GMO Foods: Are They A Necessity

Crops have been revolutionized in the last 30 years to change to resist pests and diseases and make the crops grow better. These changes to crops have obvious benefits to the crops like growing better and yielding more, but what we don’t know is the long term effects of consuming Genetically modified organisms (GMO’s) and also how they might affect the crops. 

GMO’s  were created in order to compensate for a growing population and increased appetites across the world. With the amount of people in the world, the traditional methods won’t cut it anymore. We need something to provide food for the exploding populations on earth. 

A massive part of America’s economy and land involves farming and agriculture. For generations upon generations, farmers have grown crops to support their family, community, and other animals. Companies like Bayer have worked for years to modify crops and plants to become more favorable to higher yields. For example, Bayer has been working to make “Short Corn,” or genetically modified corn stalks to grow shorter in order to avoid being knocked over by wind gusts in the field, therefore surviving better and growing more corn per acre.

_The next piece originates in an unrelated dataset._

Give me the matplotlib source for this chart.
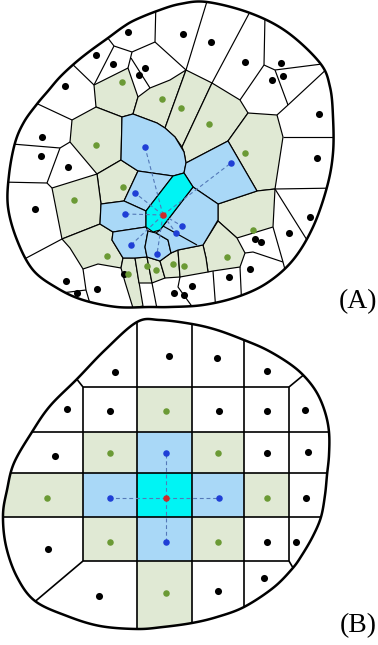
import numpy as np
import matplotlib
matplotlib.use("Agg")
import matplotlib.pyplot as plt
from matplotlib.path import Path
from matplotlib.patches import PathPatch, Polygon, Rectangle
from matplotlib.collections import LineCollection

plt.rcParams["font.family"] = "serif"
plt.rcParams["font.serif"] = ["Liberation Serif", "DejaVu Serif"]

W, H = 378, 645

GREEN = "#e0e9d4"
BLUE = "#a9d8f7"
CYAN = "#00f4f4"
DOT_GREEN = "#6b9a35"
DOT_BLUE = "#1f3fd6"
DOT_RED = "#cc2a2a"
DASH = "#5479b8"

# ---------------- panel A : irregular tessellation ----------------
BLOB_A = [(180, 4), (207, 2), (250, 13), (287, 32), (320, 63), (330, 87),
          (333, 117), (333, 153), (327, 187), (313, 227), (293, 260),
          (267, 283), (237, 297), (203, 305), (170, 307), (150, 307),
          (117, 307), (83, 300), (57, 288), (33, 270), (17, 240), (8, 207),
          (9, 175), (15, 143), (24, 122), (37, 104), (48, 91), (60, 77),
          (75, 63), (90, 51), (108, 38), (123, 27), (135, 20), (157, 11)]

CELL_A_CYAN = [(146, 211), (173, 176), (184, 173), (193, 187), (160, 230),
               (153, 232), (146, 227)]

CELLS_A_BLUE = [
    [(122, 117), (133, 114), (157, 123), (165, 128), (175, 137), (184, 152),
     (186, 163), (184, 173), (173, 176), (138, 171), (121, 160)],
    [(186, 163), (228, 141), (257, 191), (218, 204), (193, 187), (184, 173)],
    [(138, 171), (173, 176), (146, 211), (124, 201)],
    [(101, 204), (124, 201), (146, 211), (146, 227), (113, 232), (100, 224)],
    [(113, 232), (146, 227), (148, 231), (145, 247), (147, 257), (135, 258),
     (123, 258), (112, 240)],
    [(148, 231), (156, 233), (168, 240), (171, 253), (160, 261), (147, 257),
     (145, 247)],
    [(160, 230), (193, 187), (218, 204), (218, 220), (203, 245), (178, 250),
     (171, 253), (168, 240), (156, 233)],
]

CELLS_A_GREEN = [
    [(94, 85), (128, 68), (138, 97), (133, 114), (122, 117), (96, 107)],
    [(138, 97), (150, 88), (170, 80), (186, 70), (165, 128), (157, 123),
     (133, 114)],
    [(186, 70), (212, 83), (182, 147), (175, 137), (165, 128)],
    [(212, 83), (240, 100), (248, 113), (228, 141), (186, 163), (184, 152),
     (182, 147)],
    [(248, 113), (277, 115), (283, 137), (275, 189), (257, 191), (228, 141)],
    [(218, 204), (257, 191), (275, 189), (273, 227), (237, 238), (218, 221)],
    [(203, 245), (218, 221), (237, 238), (245, 253), (240, 267), (213, 271),
     (208, 272), (206, 258)],
    [(72, 120), (96, 107), (122, 117), (121, 160), (97, 174), (70, 142)],
    [(97, 174), (121, 160), (138, 171), (124, 201), (101, 204)],
    [(52, 188), (97, 174), (101, 204), (100, 224), (62, 239)],
    [(62, 239), (100, 224), (113, 232), (112, 240), (123, 258), (121, 268),
     (98, 264), (83, 269), (70, 248)],
    [(123, 258), (135, 258), (143, 306), (133, 308), (125, 282), (121, 268)],
    [(135, 258), (147, 257), (152, 283), (139, 283)],
    [(147, 257), (160, 261), (165, 278), (152, 283)],
    [(160, 261), (171, 253), (178, 250), (180, 277), (165, 278)],
    [(178, 250), (203, 245), (206, 258), (208, 272), (180, 277)],
]

EDGES_A = [
    [(66, 58), (94, 85)], [(104, 33), (114, 46)], [(114, 46), (94, 85)],
    [(114, 46), (132, 52)], [(132, 52), (155, 42)], [(155, 42), (156, 0)],
    [(132, 52), (128, 68)], [(131, 58), (150, 88)], [(155, 42), (186, 70)],
    [(186, 70), (208, -2)], [(212, 83), (252, 8)], [(240, 100), (264, 65)],
    [(264, 65), (265, 15)], [(264, 65), (275, 70)], [(275, 70), (330, 63)],
    [(275, 70), (288, 105)], [(288, 105), (330, 66)], [(288, 105), (277, 115)],
    [(283, 137), (340, 137)], [(275, 189), (340, 188)],
    [(275, 189), (312, 248)], [(273, 227), (283, 262), (289, 285)],
    [(245, 253), (253, 252), (283, 262)], [(240, 267), (242, 310)],
    [(213, 271), (216, 312)], [(180, 277), (178, 287), (196, 312)],
    [(152, 283), (158, 314)], [(83, 269), (86, 290)], [(86, 290), (45, 295)],
    [(86, 290), (93, 314)], [(62, 239), (15, 264)], [(47, 183), (0, 182)],
    [(60, 148), (47, 183)], [(47, 183), (52, 188)], [(60, 148), (0, 143)],
    [(70, 142), (60, 148)], [(72, 120), (25, 98)],
    [(163, 226), (197, 245)],
]

DOTS_A_BLACK = [(128, 32), (183, 34), (211, 42), (96, 55), (113, 64),
                (145, 68), (139, 75), (245, 62), (281, 63), (272, 80),
                (283, 76), (65, 86), (319, 114), (42, 137), (41, 156),
                (68, 167), (317, 158), (35, 209), (310, 217), (289, 233),
                (255, 239), (261, 242), (250, 269), (229, 277), (124, 274),
                (66, 281), (77, 293), (97, 289), (192, 286), (174, 293),
                (184, 295)]
DOTS_A_GREEN = [(122, 82), (162, 99), (181, 108), (209, 124), (96, 145),
                (245, 153), (123, 187), (74, 200), (253, 230), (107, 256),
                (227, 257), (128, 274), (147, 266), (156, 270), (173, 264),
                (184, 266)]
DOTS_A_BLUE = [(145, 147), (231, 163), (135, 193), (125, 214), (182, 226),
               (176, 233), (131, 245), (157, 254)]
DOT_A_RED = (163, 215)

# ---------------- panel B : regular grid ----------------
BLOB_B = [(137, 322), (160, 320), (192, 324), (217, 330), (244, 340),
          (267, 350), (290, 364), (305, 377), (317, 393), (325, 412),
          (329, 432), (329, 455), (327, 475), (325, 495), (321, 517),
          (313, 536), (302, 555), (292, 569), (273, 588), (244, 607),
          (217, 617), (192, 623), (163, 627), (137, 629), (100, 626),
          (67, 616), (35, 601), (17, 577), (6, 546), (3, 515), (7, 490),
          (14, 463), (32, 432), (50, 406), (77, 379), (105, 350)]

GRID_X = [-10, 83, 137, 192, 244, 289, 400]
GRID_Y = [300, 387, 432, 473, 517, 561, 660]
# 0 white, 1 green, 2 blue, 3 cyan
GRID_KIND = [
    [0, 0, 0, 0, 0, 0],
    [0, 0, 1, 0, 0, 0],
    [0, 1, 2, 1, 0, 0],
    [1, 2, 3, 2, 1, 0],
    [0, 1, 2, 1, 0, 0],
    [0, 0, 1, 0, 0, 0],
]
V_LINES_B = [(83, 387, 561), (137, 300, 660), (192, 300, 660),
             (244, 300, 660), (289, 387, 561)]
H_LINES_B = [(387, 83, 289), (432, -10, 400), (473, -10, 400),
             (517, -10, 400), (561, 83, 289)]
DIAG_B = [[(83, 387), (68, 368)], [(289, 387), (312, 368)],
          [(83, 561), (25, 610)], [(289, 561), (299, 578)]]

DOTS_B_BLACK = [(115, 372), (169, 356), (217, 358), (267, 371), (67, 409),
                (110, 411), (219, 411), (267, 411), (305, 410), (55, 456),
                (267, 453), (308, 452), (306, 498), (48, 549), (267, 542),
                (296, 542), (99, 596), (218, 591), (264, 578)]
DOTS_B_GREEN = [(166, 411), (110, 453), (218, 453), (47, 498), (267, 498),
                (110, 542), (218, 542), (166, 593)]
DOTS_B_BLUE = [(166, 453), (110, 498), (219, 498), (166, 542)]
DOT_B_RED = (166, 498)


def closed_curve(pts, n=16):
    p = np.asarray(pts, float)
    m = len(p)
    t = np.linspace(0, 1, n, endpoint=False)[:, None]
    out = []
    for i in range(m):
        p0, p1, p2, p3 = p[i - 1], p[i], p[(i + 1) % m], p[(i + 2) % m]
        out.append(0.5 * (2 * p1 + (-p0 + p2) * t
                          + (2 * p0 - 5 * p1 + 4 * p2 - p3) * t ** 2
                          + (-p0 + 3 * p1 - 3 * p2 + p3) * t ** 3))
    c = np.vstack(out)
    return np.vstack([c, c[:1]])


def blob_patch(ax, pts):
    path = Path(closed_curve(pts), closed=True)
    clip = PathPatch(path, facecolor="white", edgecolor="none", zorder=0)
    ax.add_patch(clip)
    ax.add_patch(PathPatch(path, facecolor="none", edgecolor="black",
                           lw=1.8, zorder=6))
    return clip


def dots(ax, pts, color, s):
    xy = np.asarray(pts, float)
    ax.scatter(xy[:, 0], xy[:, 1], s=s, color=color, zorder=5, linewidths=0)


def dashes(ax, red, blues):
    for bx, by in blues:
        ax.plot([red[0], bx], [red[1], by], color=DASH, lw=0.8,
                ls=(0, (3.5, 2.5)), zorder=4)


def main():
    fig = plt.figure(figsize=(W / 100, H / 100), dpi=100)
    ax = fig.add_axes([0, 0, 1, 1])
    ax.set_xlim(0, W)
    ax.set_ylim(H, 0)
    ax.axis("off")

    # panel A
    clip = blob_patch(ax, BLOB_A)
    groups = [(CELLS_A_GREEN, GREEN), (CELLS_A_BLUE, BLUE), ([CELL_A_CYAN], CYAN)]
    for cells, col in groups:
        for poly in cells:
            p = Polygon(poly, closed=True, facecolor=col, edgecolor="black",
                        lw=0.85, zorder=2)
            ax.add_patch(p)
            p.set_clip_path(clip)
    lc = LineCollection(EDGES_A, colors="black", linewidths=0.85, zorder=2)
    ax.add_collection(lc)
    lc.set_clip_path(clip)
    dashes(ax, DOT_A_RED, DOTS_A_BLUE)
    dots(ax, DOTS_A_BLACK, "black", 26)
    dots(ax, DOTS_A_GREEN, DOT_GREEN, 22)
    dots(ax, DOTS_A_BLUE, DOT_BLUE, 22)
    dots(ax, [DOT_A_RED], DOT_RED, 22)

    # panel B
    clip_b = blob_patch(ax, BLOB_B)
    fills = ["white", GREEN, BLUE, CYAN]
    for r in range(len(GRID_Y) - 1):
        for c in range(len(GRID_X) - 1):
            k = GRID_KIND[r][c]
            if k == 0:
                continue
            rect = Rectangle((GRID_X[c], GRID_Y[r]), GRID_X[c + 1] - GRID_X[c],
                             GRID_Y[r + 1] - GRID_Y[r], facecolor=fills[k],
                             edgecolor="none", zorder=1)
            ax.add_patch(rect)
            rect.set_clip_path(clip_b)
    segs = [[(x, y0), (x, y1)] for x, y0, y1 in V_LINES_B]
    segs += [[(x0, y), (x1, y)] for y, x0, x1 in H_LINES_B]
    segs += DIAG_B
    lcb = LineCollection(segs, colors="black", linewidths=1.2, zorder=2)
    ax.add_collection(lcb)
    lcb.set_clip_path(clip_b)
    dashes(ax, DOT_B_RED, DOTS_B_BLUE)
    dots(ax, DOTS_B_BLACK, "black", 26)
    dots(ax, DOTS_B_GREEN, DOT_GREEN, 22)
    dots(ax, DOTS_B_BLUE, DOT_BLUE, 22)
    dots(ax, [DOT_B_RED], DOT_RED, 22)

    ax.text(377, 302, "(A)", ha="right", va="center", fontsize=20)
    ax.text(377, 626, "(B)", ha="right", va="center", fontsize=20)

    fig.savefig("out.png", dpi=100)


if __name__ == "__main__":
    main()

According to the Corn Farmers Coalition: “Farmers today grow five times as much corn as they did in the 1930s – on 20 percent less land. ( This is beneficial to farmers and the environment because the land is able to be used more efficiently and they have less crop loss. 

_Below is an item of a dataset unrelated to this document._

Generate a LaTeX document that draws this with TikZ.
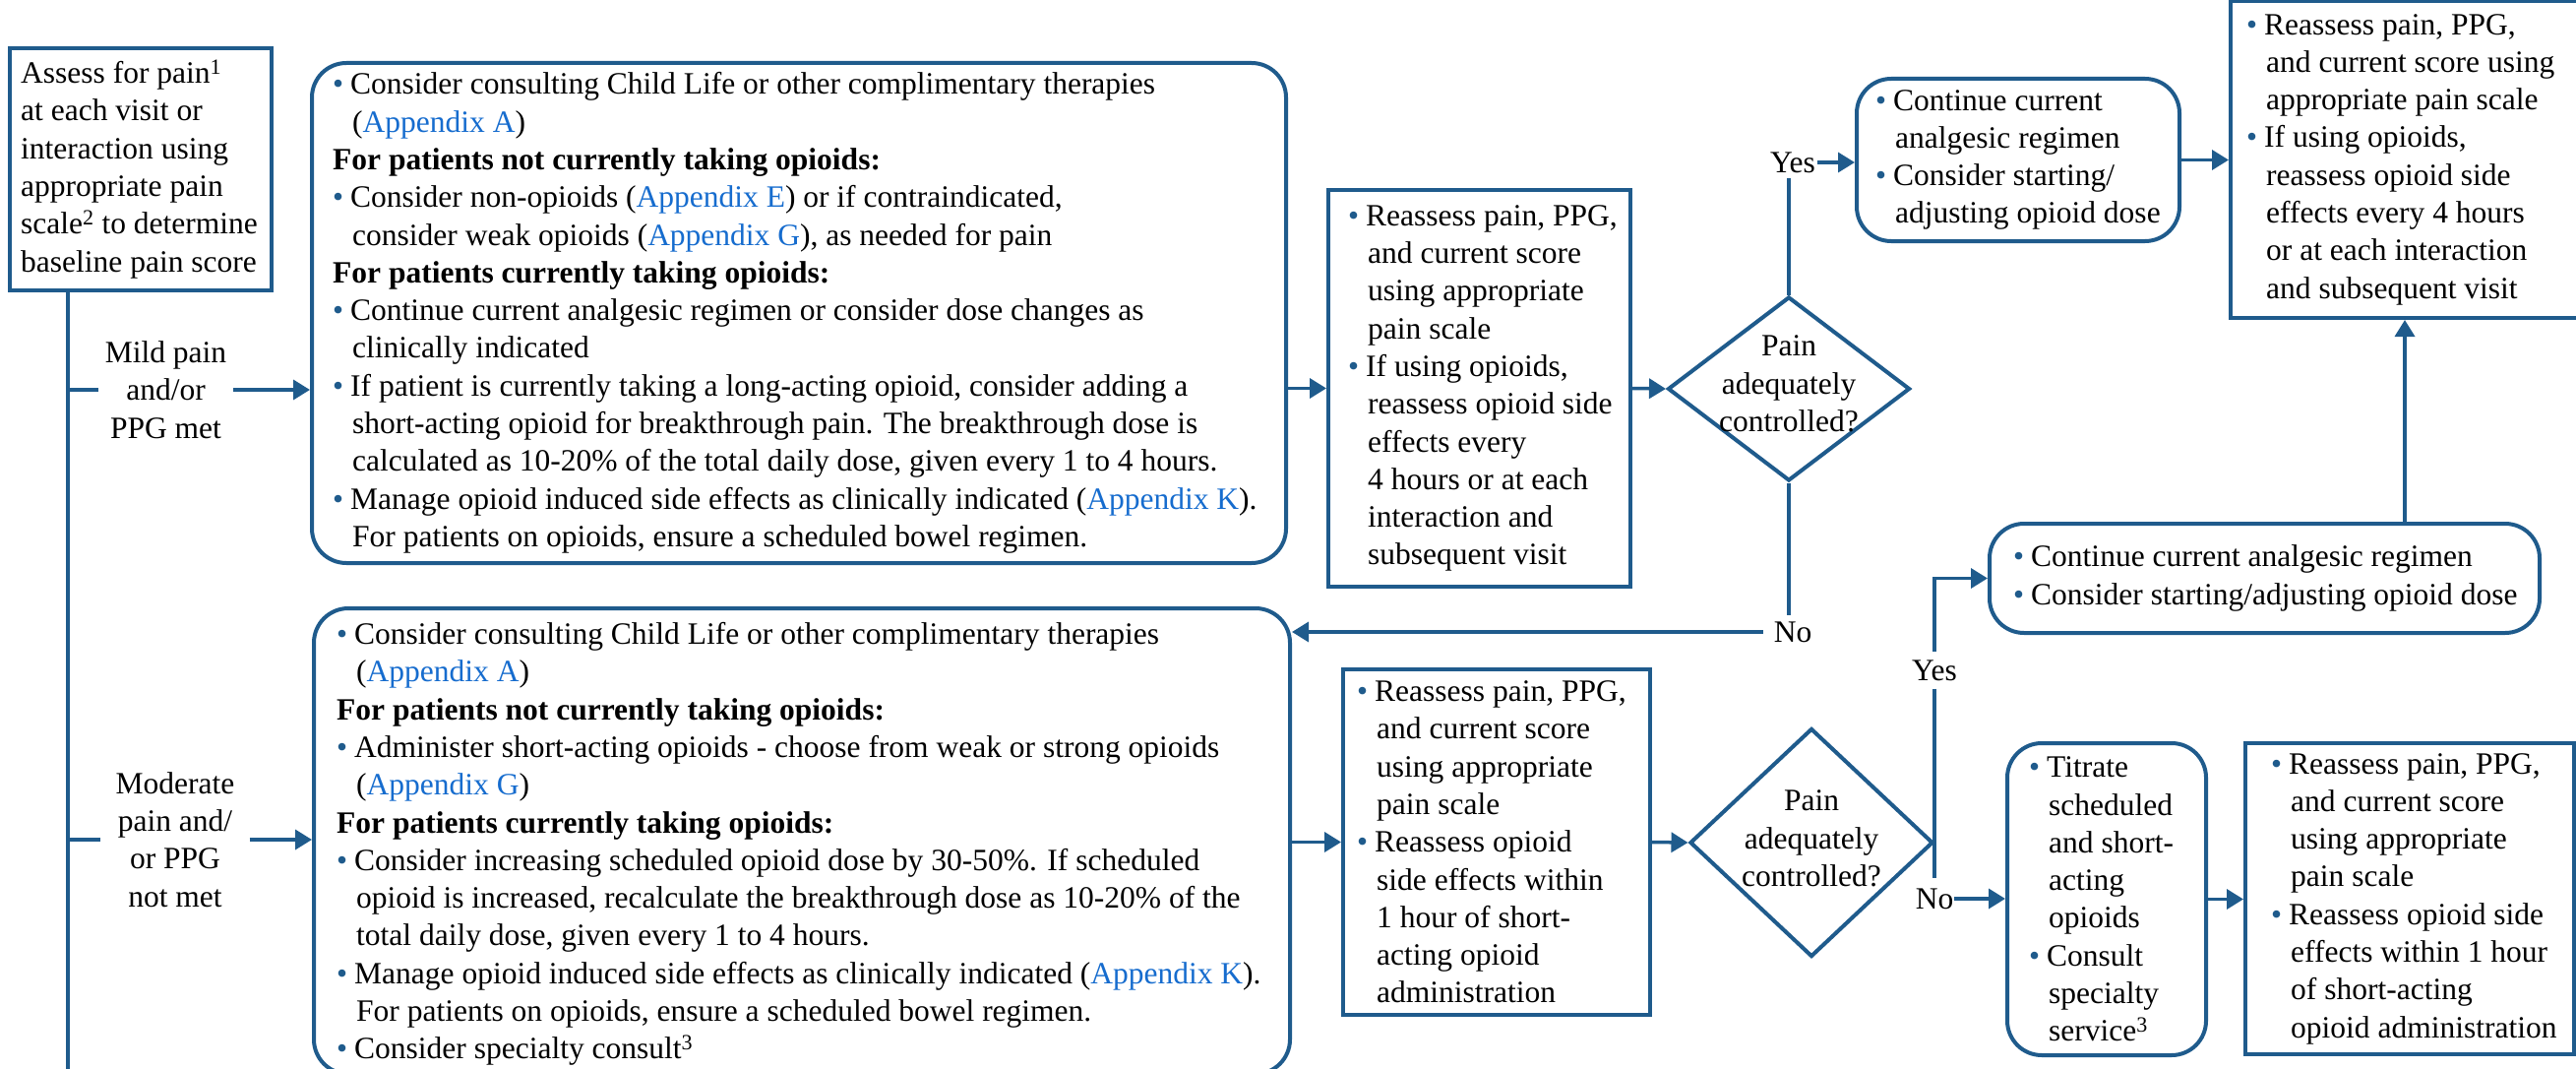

Another big project that Bayer has developed is “Roundup-Ready Soybeans.’’ These are soybean seeds that are already resistant to a pesticide called Glyphosate, or Roundup, so that a farmer can spray a field to kill all of the weeds without actually killing their crops. This creates higher yields and less weeds and unwanted plants in the field. These are just two examples of genetically modified crops that scientists and geneticists have been working on over the past years to improve crops. 

In the current day, the GMO crops appear to be all good. They make farming more efficient and are in some cases cheaper. Farmers can get more bang for their buck while buying less chemicals and getting a higher yield. There are even some crazy GMO foods out there like Never-browning apples, and Cancer fighting tomatoes ( But what is unknown is the long term effects of these foods. In the relative span of things, they have not been around for very long. We don’t know the long term effects of eating them or of eating animals who eat them. We are changing crops that have been around for a long time and have been proved to have worked being grown the traditional way. That being said, there is a rigorous process to get these GMO crops on the market. It takes scientists over 10 years from initial planning to being on the market to get these approved through tests and trials. So while the testing provides some comfort, we still don’t know the 50, or 100 year effects. 

In general, GMO’s are a good thing. They allow farmers to grow more crops per acre, and use less chemicals in the process. It even allows us to have some fun foods that we never thought possible. They provide a solution to the world’s growing population and increase in hunger. But what we don’t know is how these will affect our future. We are messing with food and DNA that has been around for centuries and changing the whole make-up of the food. So this begs the question to  How far will scientists go with these crops, and what will our diet look like in the coming decades?